>> begin
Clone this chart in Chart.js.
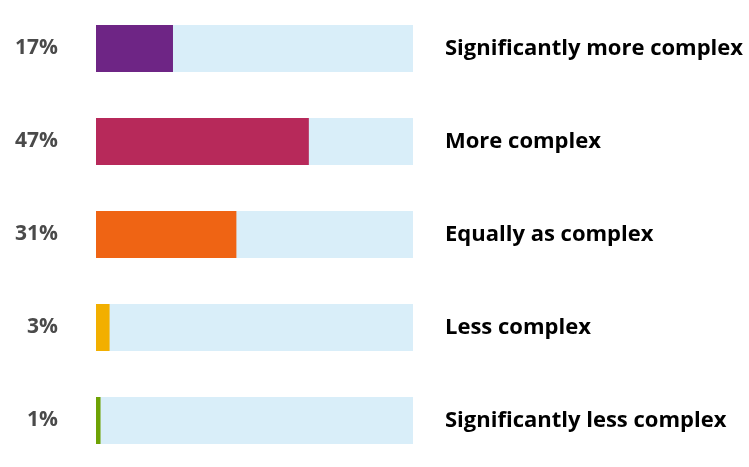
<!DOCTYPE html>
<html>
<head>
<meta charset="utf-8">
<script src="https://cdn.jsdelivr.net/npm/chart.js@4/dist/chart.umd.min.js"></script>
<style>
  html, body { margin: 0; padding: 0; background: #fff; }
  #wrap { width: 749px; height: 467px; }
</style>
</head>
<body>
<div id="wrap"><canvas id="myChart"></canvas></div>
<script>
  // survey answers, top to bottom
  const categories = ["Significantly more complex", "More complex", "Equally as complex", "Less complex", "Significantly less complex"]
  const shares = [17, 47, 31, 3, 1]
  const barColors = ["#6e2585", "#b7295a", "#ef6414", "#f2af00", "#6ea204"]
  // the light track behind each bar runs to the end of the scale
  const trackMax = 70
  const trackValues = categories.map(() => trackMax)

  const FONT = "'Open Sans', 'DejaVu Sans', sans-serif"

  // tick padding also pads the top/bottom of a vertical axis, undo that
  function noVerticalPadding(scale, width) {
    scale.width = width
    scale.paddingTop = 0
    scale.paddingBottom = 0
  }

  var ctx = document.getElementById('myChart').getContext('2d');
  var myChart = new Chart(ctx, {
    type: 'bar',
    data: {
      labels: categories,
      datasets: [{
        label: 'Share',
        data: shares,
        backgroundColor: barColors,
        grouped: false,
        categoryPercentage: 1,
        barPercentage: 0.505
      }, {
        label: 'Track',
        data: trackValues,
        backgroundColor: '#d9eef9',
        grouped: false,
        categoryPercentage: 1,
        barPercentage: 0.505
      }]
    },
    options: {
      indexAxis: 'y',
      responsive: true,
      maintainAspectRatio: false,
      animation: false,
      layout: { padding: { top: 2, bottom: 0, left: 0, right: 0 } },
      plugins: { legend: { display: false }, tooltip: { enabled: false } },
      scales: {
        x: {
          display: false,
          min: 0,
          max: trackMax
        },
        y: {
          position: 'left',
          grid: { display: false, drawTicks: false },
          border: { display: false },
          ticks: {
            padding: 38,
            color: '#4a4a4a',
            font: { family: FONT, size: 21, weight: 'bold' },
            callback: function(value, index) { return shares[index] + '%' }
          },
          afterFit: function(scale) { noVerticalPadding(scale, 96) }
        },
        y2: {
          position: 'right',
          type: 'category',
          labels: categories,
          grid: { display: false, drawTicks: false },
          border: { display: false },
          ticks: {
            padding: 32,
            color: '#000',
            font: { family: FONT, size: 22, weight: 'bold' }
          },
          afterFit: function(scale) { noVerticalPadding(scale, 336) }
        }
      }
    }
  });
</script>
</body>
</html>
>> end
### WHAT TO DO
Return each line from the material above exactly, but not the pictures.

### RESPONSE TO THE EXERCISE
Clone this chart in Chart.js.
<!DOCTYPE html>
<html>
<head>
<meta charset="utf-8">
<script src="https://cdn.jsdelivr.net/npm/chart.js@4/dist/chart.umd.min.js"></script>
<style>
  html, body { margin: 0; padding: 0; background: #fff; }
  #wrap { width: 749px; height: 467px; }
</style>
</head>
<body>
<div id="wrap"><canvas id="myChart"></canvas></div>
<script>
  // survey answers, top to bottom
  const categories = ["Significantly more complex", "More complex", "Equally as complex", "Less complex", "Significantly less complex"]
  const shares = [17, 47, 31, 3, 1]
  const barColors = ["#6e2585", "#b7295a", "#ef6414", "#f2af00", "#6ea204"]
  // the light track behind each bar runs to the end of the scale
  const trackMax = 70
  const trackValues = categories.map(() => trackMax)

  const FONT = "'Open Sans', 'DejaVu Sans', sans-serif"

  // tick padding also pads the top/bottom of a vertical axis, undo that
  function noVerticalPadding(scale, width) {
    scale.width = width
    scale.paddingTop = 0
    scale.paddingBottom = 0
  }

  var ctx = document.getElementById('myChart').getContext('2d');
  var myChart = new Chart(ctx, {
    type: 'bar',
    data: {
      labels: categories,
      datasets: [{
        label: 'Share',
        data: shares,
        backgroundColor: barColors,
        grouped: false,
        categoryPercentage: 1,
        barPercentage: 0.505
      }, {
        label: 'Track',
        data: trackValues,
        backgroundColor: '#d9eef9',
        grouped: false,
        categoryPercentage: 1,
        barPercentage: 0.505
      }]
    },
    options: {
      indexAxis: 'y',
      responsive: true,
      maintainAspectRatio: false,
      animation: false,
      layout: { padding: { top: 2, bottom: 0, left: 0, right: 0 } },
      plugins: { legend: { display: false }, tooltip: { enabled: false } },
      scales: {
        x: {
          display: false,
          min: 0,
          max: trackMax
        },
        y: {
          position: 'left',
          grid: { display: false, drawTicks: false },
          border: { display: false },
          ticks: {
            padding: 38,
            color: '#4a4a4a',
            font: { family: FONT, size: 21, weight: 'bold' },
            callback: function(value, index) { return shares[index] + '%' }
          },
          afterFit: function(scale) { noVerticalPadding(scale, 96) }
        },
        y2: {
          position: 'right',
          type: 'category',
          labels: categories,
          grid: { display: false, drawTicks: false },
          border: { display: false },
          ticks: {
            padding: 32,
            color: '#000',
            font: { family: FONT, size: 22, weight: 'bold' }
          },
          afterFit: function(scale) { noVerticalPadding(scale, 336) }
        }
      }
    }
  });
</script>
</body>
</html>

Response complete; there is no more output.